Big Data Garbage In, Even Bigger Garbage Out by Alex Woodie.
From the post:
People are doing some truly amazing things with big data sets and analytic tools. Tools like Hadoop have given us astounding capabilities to drive insights out of huge expanses of loosely structured data. And while the big data breakthroughs are expected to continue, don’t expect any progress to be made against that oldest of computer adages: “garbage in, garbage out.”
In fact, big data may even exacerbate the GIGO problem, according to Andrew Anderson, CEO of Celaton, a UK company that makes software designed to prevent bad data from being introduced into customer’s accounting systems.
“The ideal payoff for accumulating data is rapidly compounding returns,” Anderson writes in an essay on Economia, a publication of a UK accounting association. “By gaining more data on your own business, your clients, and your prospects, the idea is that you can make more informed decisions about your business and theirs based on clear insight. Too often however, these insights are based on invalid data, which can lead to a negative version of this payoff, to the power of ten.”
The problem may compound to the power of 100 if bad data is left to fester. Anderson calls this the “1-10-100 rule.” If a clerk makes a mistake entering data, it costs $1 to fix it immediately. After an hour–when the data has begun propagating across the system–the cost to fix it increases to $10.

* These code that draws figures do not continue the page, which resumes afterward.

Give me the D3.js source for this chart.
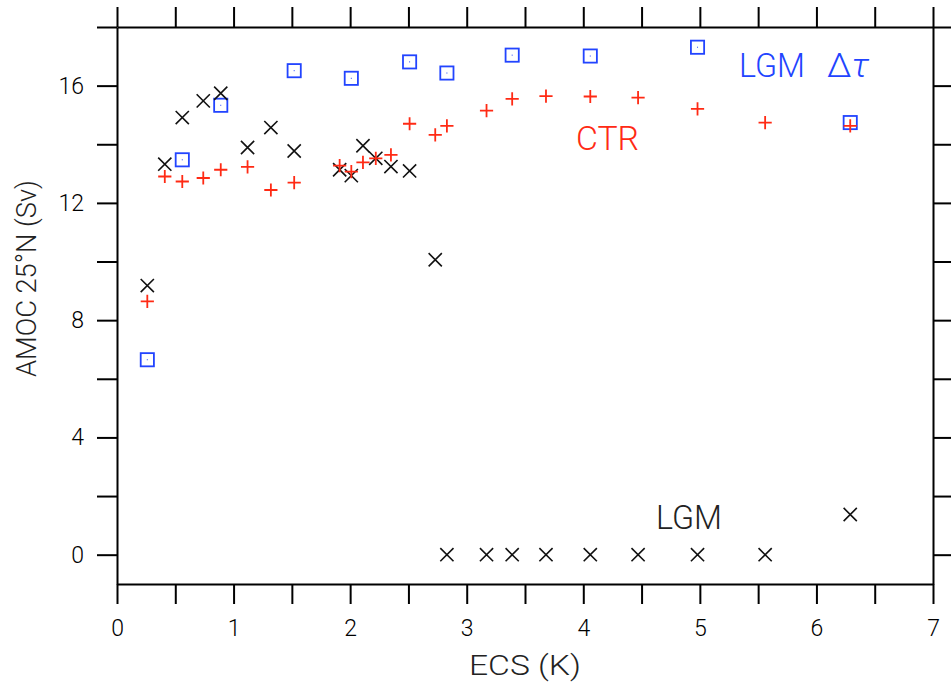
<!DOCTYPE html>
<html>
<head>
<meta charset="utf-8">
<script src="https://cdn.jsdelivr.net/npm/d3@7"></script>
<style>
body{margin:0;background:#fff;}
svg text{font-family:Roboto,"Liberation Sans",Arial,sans-serif;font-weight:300;}
</style>
</head>
<body>
<div id="chart"></div>
<script>
// ECS of each model (K)
var ecs = [0.26,0.41,0.56,0.74,0.89,1.12,1.32,1.52,1.91,2.01,2.11,2.22,2.35,2.51,2.73,2.83,3.17,3.39,3.68,4.06,4.47,4.98,5.56,6.29];
// AMOC at 25N (Sv)
var ctr = [8.64,12.9,12.73,12.85,13.13,13.23,12.44,12.69,13.27,13.07,13.38,13.52,13.64,14.70,14.32,14.63,15.15,15.55,15.64,15.63,15.59,15.21,14.74,14.63];
var lgm = [9.18,13.32,14.91,15.48,15.74,13.89,14.57,13.77,13.13,12.93,13.95,13.52,13.24,13.09,10.06,0,0,0,0,0,0,0,0,1.37];
// LGM with delta tau, subset of models
var dtEcs = [0.26,0.56,0.89,1.52,2.01,2.51,2.83,3.39,4.06,4.98,6.29];
var dtAmoc = [6.65,13.47,15.33,16.51,16.25,16.81,16.43,17.04,17.01,17.31,14.74];
var xTicks = d3.range(0,7.01,0.5);
var yTicks = d3.range(0,18.01,2);

var red = "#ff2a14", blue = "#2244ff";
var width = 951, height = 686;
var svg = d3.select("#chart").append("svg")
	.attr("width",width)
	.attr("height",height);

var x = d3.scaleLinear().domain([0,7]).range([117,933]);
var y = d3.scaleLinear().domain([-1,18]).range([584,27]);

function styleAxis(g){
	g.selectAll("path").attr("stroke","#000").attr("stroke-width",2);
	g.selectAll("line").attr("stroke","#000").attr("stroke-width",2);
	g.selectAll("text").attr("font-size",23).attr("fill","#000");
}
//axes
svg.append("g")
	.attr("transform","translate(0,584)")
	.call(d3.axisBottom(x).tickValues(xTicks).tickSize(20).tickSizeOuter(0).tickPadding(16)
		.tickFormat(function(d){ return Number.isInteger(d) ? d : ""; }))
	.call(styleAxis);
svg.append("g")
	.attr("transform","translate(0,27)")
	.call(d3.axisTop(x).tickValues(xTicks).tickSize(20).tickSizeOuter(0).tickFormat(""))
	.call(styleAxis);
svg.append("g")
	.attr("transform","translate(117,0)")
	.call(d3.axisLeft(y).tickValues(yTicks).tickSize(20).tickSizeOuter(0).tickPadding(13)
		.tickFormat(function(d){ return d%4===0 ? d : ""; }))
	.call(styleAxis);
svg.append("g")
	.attr("transform","translate(933,0)")
	.call(d3.axisRight(y).tickValues(yTicks).tickSize(20).tickSizeOuter(0).tickFormat(""))
	.call(styleAxis);

//axis titles
svg.append("text")
	.attr("x",469).attr("y",675)
	.attr("font-size",28)
	.attr("fill","#222")
	.attr("textLength",112)
	.attr("lengthAdjust","spacingAndGlyphs")
	.text("ECS (K)");
svg.append("text")
	.attr("transform","translate(36,377) rotate(-90)")
	.attr("font-size",28)
	.attr("fill","#222")
	.attr("textLength",197)
	.attr("lengthAdjust","spacingAndGlyphs")
	.text("AMOC 25°N (Sv)");

//markers
var s = 6.6;
var dt = svg.append("g").selectAll("g").data(dtEcs).enter().append("g")
	.attr("transform",function(d,i){ return "translate("+x(d)+","+y(dtAmoc[i])+")"; });
dt.append("rect")
	.attr("x",-s).attr("y",-s).attr("width",2*s).attr("height",2*s)
	.attr("fill","none").attr("stroke",blue).attr("stroke-width",1.8);
dt.append("rect")
	.attr("x",-0.5).attr("y",-0.5).attr("width",1).attr("height",1)
	.attr("fill",blue);

svg.append("g").selectAll("path").data(ecs).enter().append("path")
	.attr("d","M"+(-s)+","+(-s)+"L"+s+","+s+"M"+(-s)+","+s+"L"+s+","+(-s))
	.attr("transform",function(d,i){ return "translate("+x(d)+","+y(lgm[i])+")"; })
	.attr("stroke","#111").attr("stroke-width",1.6).attr("fill","none");

svg.append("g").selectAll("path").data(ecs).enter().append("path")
	.attr("d","M"+(-s)+",0H"+s+"M0,"+(-s)+"V"+s)
	.attr("transform",function(d,i){ return "translate("+x(d)+","+y(ctr[i])+")"; })
	.attr("stroke",red).attr("stroke-width",1.8).attr("fill","none");

//labels
svg.append("text").attr("x",739).attr("y",77).attr("font-size",33).attr("fill",blue)
	.attr("textLength",66).attr("lengthAdjust","spacingAndGlyphs").text("LGM");
svg.append("text").attr("x",827).attr("y",77).attr("font-size",33).attr("fill",blue)
	.attr("textLength",42).attr("lengthAdjust","spacingAndGlyphs")
	.html('Δ<tspan font-style="italic">τ</tspan>');
svg.append("text").attr("x",576).attr("y",150).attr("font-size",33).attr("fill",red)
	.attr("textLength",63).attr("lengthAdjust","spacingAndGlyphs").text("CTR");
svg.append("text").attr("x",656).attr("y",529).attr("font-size",33).attr("fill","#222")
	.attr("textLength",66).attr("lengthAdjust","spacingAndGlyphs").text("LGM");
</script>
</body>
</html>
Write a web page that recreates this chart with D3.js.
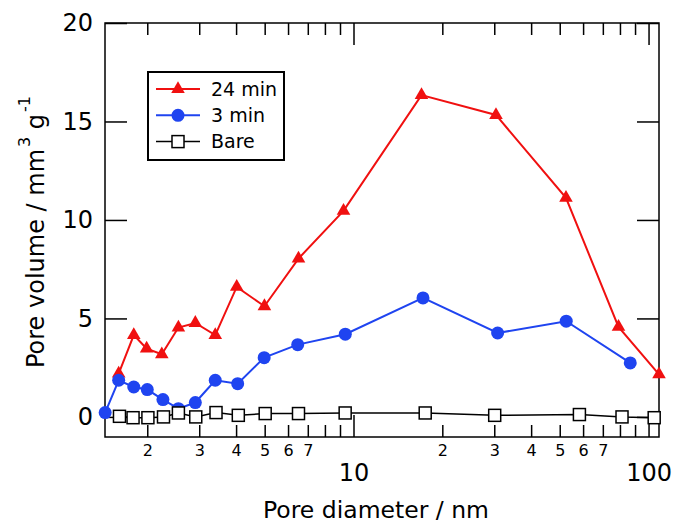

Several months later, after the piece of data has become part of the company’s data reality and mailings have gone out to the wrong people and invoices have gone unpaid and new clients have not been contacted about new services, the cost of that single data error balloons to $100.
If you read the essay in Economia, you will find the 1-10-100 rule expressed in British pounds. With the current exchange rate, the cost would be higher here in the United States.
Still, the point is a valid one.
Decisions made on faulty data may be the correct decisions, but your odds worsen as the quality of the data goes down.